The Quran reminds: “Did you see the one who gives the lie to the Faith? It is he who maltreats orphans and works little for the feeding of the poor. Woe betide, then those who pray, yet are neglectful of their prayers – those who pray for show and even deny the use of their utensils (to the poor)”. (Quran 107: 1-7)
Islam, in the clear instruction above, condemns those who propagate a “beggar thy neighbour” approach to social arrangement.

Indeed, the attitude of not helping and not sharing prosperity with others can be a great obstacle not only to spiritual, but also economic, development. This is because subscribing to this principle can lead to social disequilibrium, which ultimately can affect economic and social progress.
The Quran also reminds humanity that civilisation can be destroyed if individuals commit serious vices like economic oppression and exploitation of the poor, political oppression of the poor, and vices of idolatry and permissiveness, as with the people of Noah and Lot.

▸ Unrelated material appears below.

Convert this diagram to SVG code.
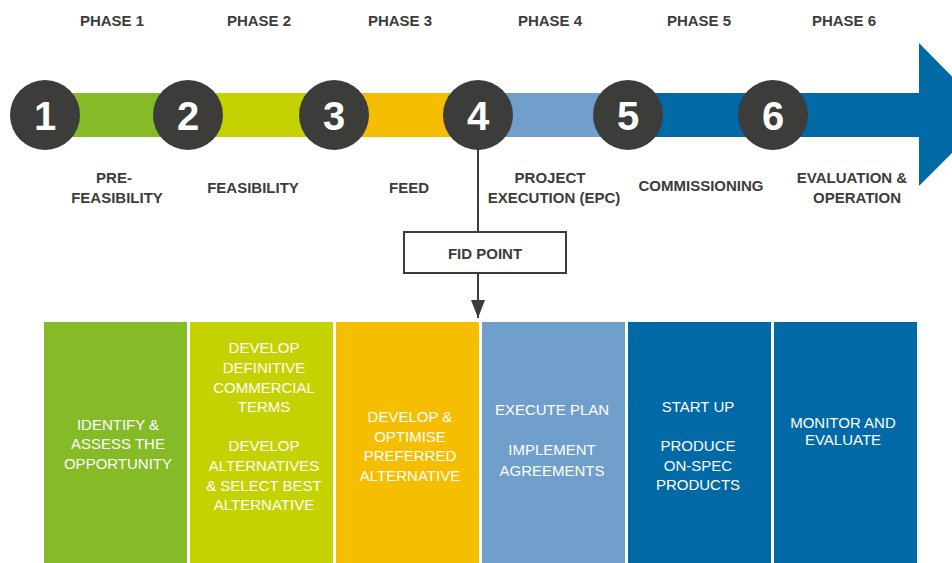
<svg xmlns="http://www.w3.org/2000/svg" width="952" height="563" viewBox="0 0 952 563">
<defs>
<style>
.ph{font-family:"Liberation Sans",Arial,sans-serif;font-weight:bold;font-size:15px;fill:#3c3c3b;text-anchor:middle}
.num{font-family:"Liberation Sans",Arial,sans-serif;font-weight:bold;font-size:40px;fill:#ffffff;text-anchor:middle}
.bx{font-family:"Liberation Sans",Arial,sans-serif;font-size:15px;fill:#ffffff;text-anchor:middle}
.dot{fill:#3c3c3b}
.conn{stroke:#3c3c3b;stroke-width:2;fill:none}
</style>
<marker id="ah" viewBox="0 0 18 14" refX="18" refY="7" markerWidth="18" markerHeight="14" markerUnits="userSpaceOnUse" orient="auto">
<path d="M0,0 L18,7 L0,14 Z" fill="#3c3c3b"/>
</marker>
</defs>
<rect width="952" height="563" fill="#ffffff"/>

<g id="phase-labels">
<text class="ph" x="112" y="26">PHASE 1</text>
<text class="ph" x="259" y="26">PHASE 2</text>
<text class="ph" x="400" y="26">PHASE 3</text>
<text class="ph" x="550" y="26">PHASE 4</text>
<text class="ph" x="699" y="26">PHASE 5</text>
<text class="ph" x="844" y="26">PHASE 6</text>
</g>

<g id="timeline-bar">
<rect x="45" y="93" width="143" height="44" fill="#84bb26"/>
<rect x="188" y="93" width="146" height="44" fill="#c4d300"/>
<rect x="334" y="93" width="144" height="44" fill="#f6be00"/>
<rect x="478" y="93" width="150" height="44" fill="#6f9fca"/>
<polygon points="628,93 919,93 919,43 990,115 919,186 919,137 628,137" fill="#0069a6"/>
</g>

<g id="connectors">
<line class="conn" x1="478" y1="140" x2="478" y2="232"/>
<line class="conn" x1="478" y1="273" x2="478" y2="318" marker-end="url(#ah)"/>
</g>

<g id="step-1"><circle class="dot" cx="45" cy="115" r="35"/><text class="num" x="45" y="130">1</text></g>
<g id="step-2"><circle class="dot" cx="188" cy="115" r="35"/><text class="num" x="188" y="130">2</text></g>
<g id="step-3"><circle class="dot" cx="334" cy="115" r="35"/><text class="num" x="334" y="130">3</text></g>
<g id="step-4"><circle class="dot" cx="478" cy="115" r="35"/><text class="num" x="478" y="130">4</text></g>
<g id="step-5"><circle class="dot" cx="628" cy="115" r="35"/><text class="num" x="628" y="130">5</text></g>
<g id="step-6"><circle class="dot" cx="773" cy="115" r="35"/><text class="num" x="773" y="130">6</text></g>

<g id="stage-labels">
<text class="ph" x="114" y="183">PRE-</text>
<text class="ph" x="117" y="203">FEASIBILITY</text>
<text class="ph" x="253" y="193">FEASIBILITY</text>
<text class="ph" x="409" y="193">FEED</text>
<text class="ph" x="550" y="183">PROJECT</text>
<text class="ph" x="554" y="203">EXECUTION (EPC)</text>
<text class="ph" x="701" y="191">COMMISSIONING</text>
<text class="ph" x="852" y="183">EVALUATION &amp;</text>
<text class="ph" x="857" y="203">OPERATION</text>
</g>

<g id="fid-point">
<rect x="404" y="232" width="162" height="41" fill="#ffffff" stroke="#3c3c3b" stroke-width="2"/>
<text class="ph" x="485" y="259">FID POINT</text>
</g>

<g id="box-1">
<rect x="44" y="322" width="143" height="241" fill="#84bb26"/>
<text class="bx" x="118" y="430">IDENTIFY &amp;</text>
<text class="bx" x="118" y="449">ASSESS THE</text>
<text class="bx" x="118" y="469">OPPORTUNITY</text>
</g>
<g id="box-2">
<rect x="190" y="322" width="143" height="241" fill="#c4d300"/>
<text class="bx" x="264" y="353">DEVELOP</text>
<text class="bx" x="264" y="373">DEFINITIVE</text>
<text class="bx" x="264" y="393">COMMERCIAL</text>
<text class="bx" x="264" y="412">TERMS</text>
<text class="bx" x="264" y="451">DEVELOP</text>
<text class="bx" x="264" y="471">ALTERNATIVES</text>
<text class="bx" x="264" y="491">&amp; SELECT BEST</text>
<text class="bx" x="264" y="510">ALTERNATIVE</text>
</g>
<g id="box-3">
<rect x="336" y="322" width="143" height="241" fill="#f6be00"/>
<text class="bx" x="410" y="422">DEVELOP &amp;</text>
<text class="bx" x="410" y="442">OPTIMISE</text>
<text class="bx" x="410" y="461">PREFERRED</text>
<text class="bx" x="410" y="481">ALTERNATIVE</text>
</g>
<g id="box-4">
<rect x="482" y="322" width="143" height="241" fill="#6f9fca"/>
<text class="bx" x="552" y="415">EXECUTE PLAN</text>
<text class="bx" x="552" y="455">IMPLEMENT</text>
<text class="bx" x="552" y="476">AGREEMENTS</text>
</g>
<g id="box-5">
<rect x="628" y="322" width="143" height="241" fill="#0069a6"/>
<text class="bx" x="698" y="412">START UP</text>
<text class="bx" x="698" y="451">PRODUCE</text>
<text class="bx" x="698" y="471">ON-SPEC</text>
<text class="bx" x="698" y="490">PRODUCTS</text>
</g>
<g id="box-6">
<rect x="774" y="322" width="143" height="241" fill="#0069a6"/>
<text class="bx" x="843" y="428">MONITOR AND</text>
<text class="bx" x="843" y="445">EVALUATE</text>
</g>
</svg>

In a very strong warning, Allah says: “When We want to destroy a town (ie a civilisation), We command its luxurious ones, so they commit unrighteousness in it – and when the judgement becomes ripe upon it, We destroy it utterly.” (Quran 17:16)

In the quest to develop society for the future, Malaysians should try their best to put into practice the principle of “prosper thy neighbour” in economic practices.
Man should work as a team for social betterment and no one should be left out in the development, and no one should be given special preference over the other.

This is where distributive justice should be given priority in economic development, not per capita advancement. In the present materialistic and individualistic society, this seems to be a tall order.
But through the commitment of those in authority, it is possible for all individuals to reject conflict for cooperation. This path requires spiritual and moral enlightenment.

There is no doubt that Islam wants Muslims to establish a political and social order based on fair and moral principles. Islam would like Muslims to realise a moderate society that upholds truth, justice and brotherhood among men.

It is described in the Quran as ummatan wasatan. Such an order should eliminate all corruption on Earth (fasad fi`l-ard) and reform society in all aspects so that the words of God reign supreme.

Thus, the Muslim community, has to go all out in line with the spirit of “command good and forbid evil” (Quran 3:104).

The ability to put into practice all aspects of Islamic principles, including “prosper thy neighbour” in economic organisation, is a holy struggle which requires in-depth knowledge and skill to guide society along the right path.